As our world continues to erupt in crisis, either now or in the future or both, I have one question for the Church:
Don’t you know who you are?
You’re the hero of this story. You are the agent of redemption. You’ve been given the ministry of reconciliation.
Not your ministers or professional leaders. You. All of you. Together. You’re the hero.
Stop looking to the authorities of this world to accomplish what can only be affected in the heavenlies, what only you have been anointed to do. Stop looking to governments, political parties, economic systems, religious systems, candidates, celebrities, causes, organizations, or professional ministers to give you hope.
You, the collective YOU, Church, are the hope because the Hope resides in your midst.
The King of kings is your Father. That is more authority by inheritance and promise than any worldly leader could ever attain or gather to him or herself by any means. The will of God always trumps the will of the people.

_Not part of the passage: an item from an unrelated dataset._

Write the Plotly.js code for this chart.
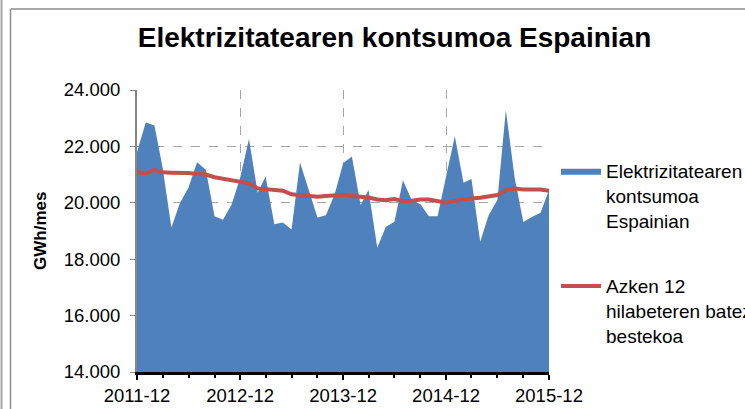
<!DOCTYPE html>
<html>
<head>
<meta charset="utf-8">
<script src="https://cdn.plot.ly/plotly-3.0.1.min.js"></script>
<style>
html,body{margin:0;padding:0;background:#fff;overflow:hidden;}
#chart{width:745px;height:409px;}
</style>
</head>
<body>
<div id="chart"></div>
<script>
var months = [
"2011-12-01","2012-01-01","2012-02-01","2012-03-01","2012-04-01","2012-05-01","2012-06-01","2012-07-01","2012-08-01","2012-09-01","2012-10-01","2012-11-01",
"2012-12-01","2013-01-01","2013-02-01","2013-03-01","2013-04-01","2013-05-01","2013-06-01","2013-07-01","2013-08-01","2013-09-01","2013-10-01","2013-11-01",
"2013-12-01","2014-01-01","2014-02-01","2014-03-01","2014-04-01","2014-05-01","2014-06-01","2014-07-01","2014-08-01","2014-09-01","2014-10-01","2014-11-01",
"2014-12-01","2015-01-01","2015-02-01","2015-03-01","2015-04-01","2015-05-01","2015-06-01","2015-07-01","2015-08-01","2015-09-01","2015-10-01","2015-11-01",
"2015-12-01"];

var consumption = [
21800,22850,22740,21230,19120,19980,20550,21440,21170,19520,19400,19950,
20900,22260,20360,20930,19240,19300,19050,21430,20450,19480,19560,20300,
21400,21640,19920,20450,18410,19145,19330,20800,20095,19950,19525,19525,
20930,22360,20715,20845,18615,19560,20095,23290,20900,19320,19500,19645,
20450];

var movingAvg = [
21080,21045,21165,21080,21070,21070,21060,21025,21000,20905,20845,20810,
20750,20690,20510,20490,20485,20430,20300,20275,20215,20215,20240,20250,
20285,20240,20215,20190,20120,20095,20130,20065,20070,20120,20115,20040,
20000,20070,20130,20155,20180,20215,20275,20450,20510,20475,20475,20470,
20430];

var seriesNames = [
"Elektrizitatearen<br>kontsumoa<br>Espainian",
"Azken 12<br>hilabeteren batez<br>bestekoa"];

var yTicks = [14000,16000,18000,20000,22000,24000];
var xTickLabels = ["2011-12","2012-12","2013-12","2014-12","2015-12"];
var xTickVals = ["2011-12-01","2012-12-01","2013-12-01","2014-12-01","2015-12-01"];

var FONT = "Arial, 'Liberation Sans', sans-serif";

var traces = [
  {
    x: months, y: consumption, type: "scatter", mode: "lines",
    fill: "tozeroy", fillcolor: "#4F81BD",
    line: {width: 0, color: "#4F81BD"},
    name: seriesNames[0], legendgroup: "a", hoverinfo: "x+y"
  },
  {
    x: months, y: movingAvg, type: "scatter", mode: "lines",
    line: {width: 4, color: "#C0504D"},
    name: seriesNames[1], legendgroup: "b", hoverinfo: "x+y"
  }
];

var L = 137, R = 549, T = 90, B = 372;
function px2x(p){ return (p - L) / (R - L); }
function px2y(p){ return (B - p) / (B - T); }

var layout = {
  width: 745, height: 409,
  margin: {l: L, r: 745 - R, t: T, b: 409 - B, pad: 0, autoexpand: false},
  paper_bgcolor: "#ffffff", plot_bgcolor: "#ffffff",
  separators: ",.",
  font: {family: FONT, size: 18, color: "#000"},
  title: {
    text: "<b>Elektrizitatearen kontsumoa Espainian</b>",
    font: {family: FONT, size: 28, color: "#000"},
    xref: "container", x: 394.5 / 745, xanchor: "center",
    yref: "container", y: 1 - 37 / 409, yanchor: "middle"
  },
  xaxis: {
    type: "date",
    range: ["2011-12-01", "2015-12-01"],
    tickvals: xTickVals, ticktext: xTickLabels,
    ticks: "outside", ticklen: 5, tickwidth: 2, tickcolor: "#000",
    showline: true, linecolor: "#000", linewidth: 3,
    showgrid: true, gridcolor: "#A6A6A6", griddash: "dash", gridwidth: 1,
    zeroline: false,
    tickfont: {family: FONT, size: 18.5, color: "#000"},
    minor: {dtick: "M3", tick0: "2011-12-01", ticks: "outside", ticklen: 3, tickwidth: 2, tickcolor: "#000", showgrid: false},
    fixedrange: true
  },
  xaxis2: {
    type: "date", overlaying: "x", anchor: "y", side: "bottom",
    range: ["2011-12-01", "2015-12-01"],
    tickvals: xTickVals, ticktext: xTickLabels, showticklabels: false,
    ticks: "inside", ticklen: 5, tickwidth: 2, tickcolor: "#000",
    showline: false, showgrid: false, zeroline: false, fixedrange: true
  },
  yaxis: {
    range: [14000, 24000],
    tickvals: yTicks, tickformat: ",d",
    ticks: "outside", ticklen: 5, tickwidth: 1, tickcolor: "#868686",
    showline: true, linecolor: "#868686", linewidth: 2,
    showgrid: true, gridcolor: "#A6A6A6", griddash: "dash", gridwidth: 1,
    zeroline: false,
    tickfont: {family: FONT, size: 18.5, color: "#000"},
    ticklabelstandoff: 6,
    fixedrange: true
  },
  legend: {
    x: px2x(556), xanchor: "left",
    y: px2y(152), yanchor: "top",
    font: {family: FONT, size: 19, color: "#000"},
    valign: "top",
    itemwidth: 40,
    tracegroupgap: 38,
    bgcolor: "rgba(0,0,0,0)", borderwidth: 0
  },
  showlegend: true,
  annotations: [{
    text: "<b>GWh/mes</b>", textangle: -90,
    xref: "paper", x: px2x(40), xanchor: "center",
    yref: "paper", y: 0.5, yanchor: "middle",
    showarrow: false, font: {family: FONT, size: 17, color: "#000"}
  }],
  shapes: [
    {type: "line", xref: "paper", yref: "paper", x0: px2x(10.5), x1: px2x(10.5), y0: px2y(9), y1: px2y(420), line: {color: "#8C8C8C", width: 1.5}},
    {type: "line", xref: "paper", yref: "paper", x0: px2x(10.5), x1: px2x(760), y0: px2y(9), y1: px2y(9), line: {color: "#8C8C8C", width: 1.5}},
    {type: "line", xref: "paper", yref: "paper", x0: px2x(1.5), x1: px2x(1.5), y0: px2y(-5), y1: px2y(420), line: {color: "#A6A6A6", width: 2}}
  ]
};

Plotly.newPlot("chart", traces, layout, {displayModeBar: false, staticPlot: true});
</script>
</body>
</html>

Who shall we obey, God or man?
You might be confused. You might think I’ve gone batty, but my message is this:
You are the hero of this story.
You must learn to fight. You must learn to crow. You must learn to fly.
The story depends upon the HERO realizing YOUR destiny.
Peace.
November 6th, 2008 at 9:30 pm
Great post, and much needed.
I’m also reminded of Unbreakable, where the realization of the hero’s destiny makes the sadness (despondency) go away.